The Arnold Arboretum was founded in 1872 as a research institute and living museum dedicated to the study and appreciation of woody plants. Across its 265 acres grows a collection of over 14,000 trees, shrubs, and vines gathered over the past century from the forests of Asia, Europe, and North America. The Arboretum landscape, designed by Frederick Law Olmsted and Charles Sprague Sargent, is a National Historic Landmark and part of Boston's Emerald Necklace park system.

Research programs at the Arboretum are based on its rich collections of living woody plants and herbarium specimens and extensive library holdings. The living collections, located in Jamaica Plain, present a synopsis of the woody flora of the North Temperate Zone, while the Arboretum's dried specimen collection in the Harvard University Herbaria has special strength in tropical Asian species. Together these collections support studies of plant systematics and evolution, tropical plant ecology and conservation. Through fellowships and direct support the Arboretum encourages undergraduates, graduate students, and visiting scientists to use its collections and participate in its research programs. The Arboretum offers a summer intern program in practical horticulture as well as field studies in ecology and plant science for elementary school classrooms. The Arboretum's Landscape Institute, located in Cambridge, conducts professional training in landscape design, historic landscape preservation, and garden history.
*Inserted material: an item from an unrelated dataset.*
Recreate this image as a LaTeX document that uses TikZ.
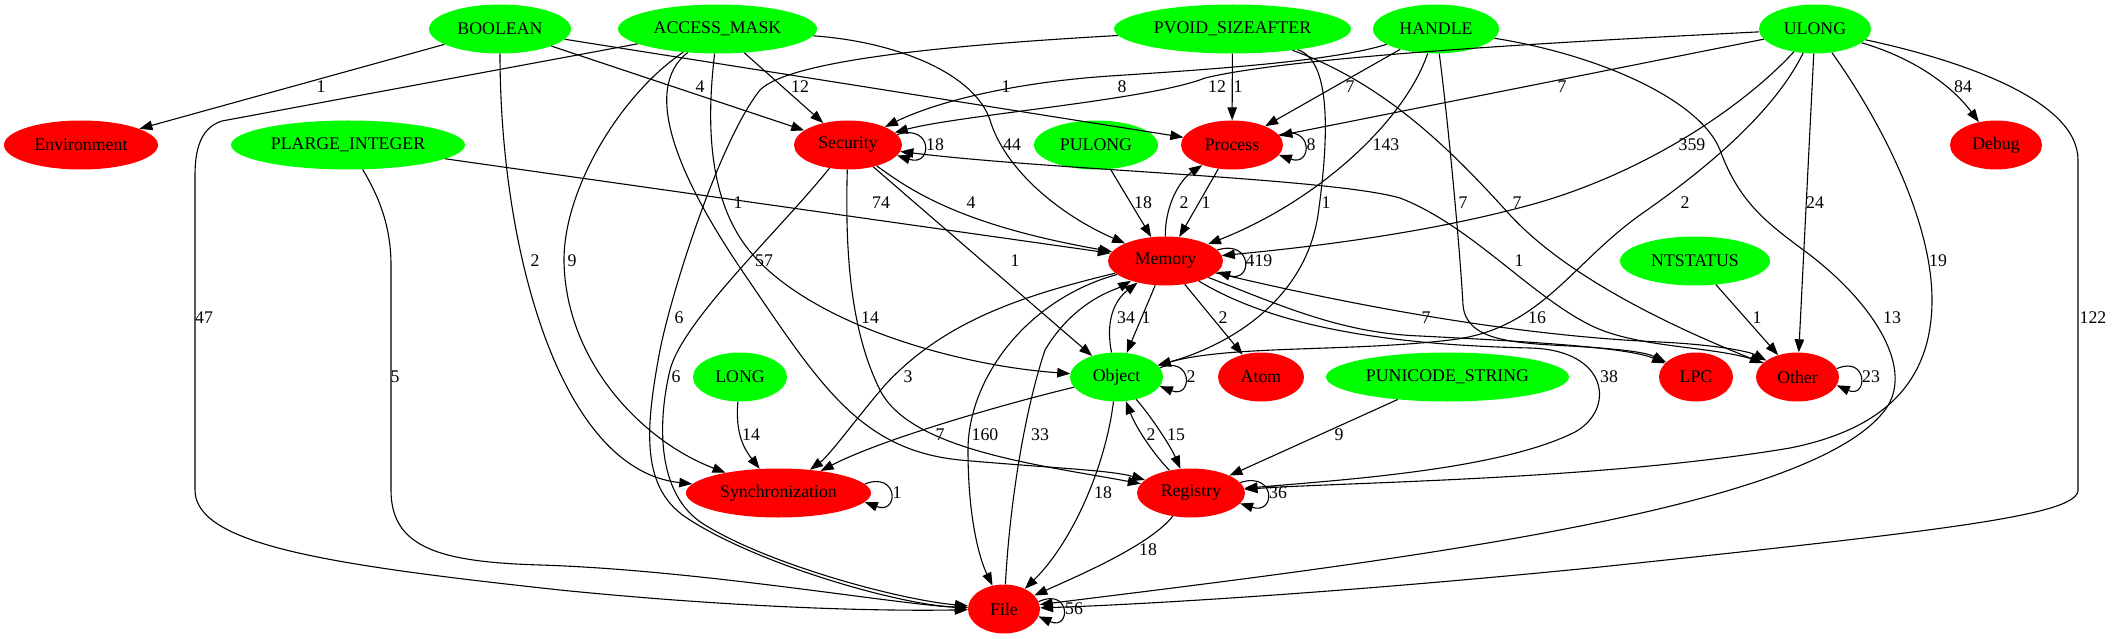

Accessible by public transportation via the MBTA Forest Hills station, the Arboretum offers visitors an extensive schedule of tours and classes providing instruction in botany, horticulture, and landscape history. A permanent exhibit, "Science in the Pleasure Ground," expplores the cultural history of the Arboretum landscape. The Arboretum is fully accessible via its paved road and pathway system and is open to the public, free of charge, every day from sunrise to sunset.

   The Hunnewell Visitor Center is wheelchair accessible.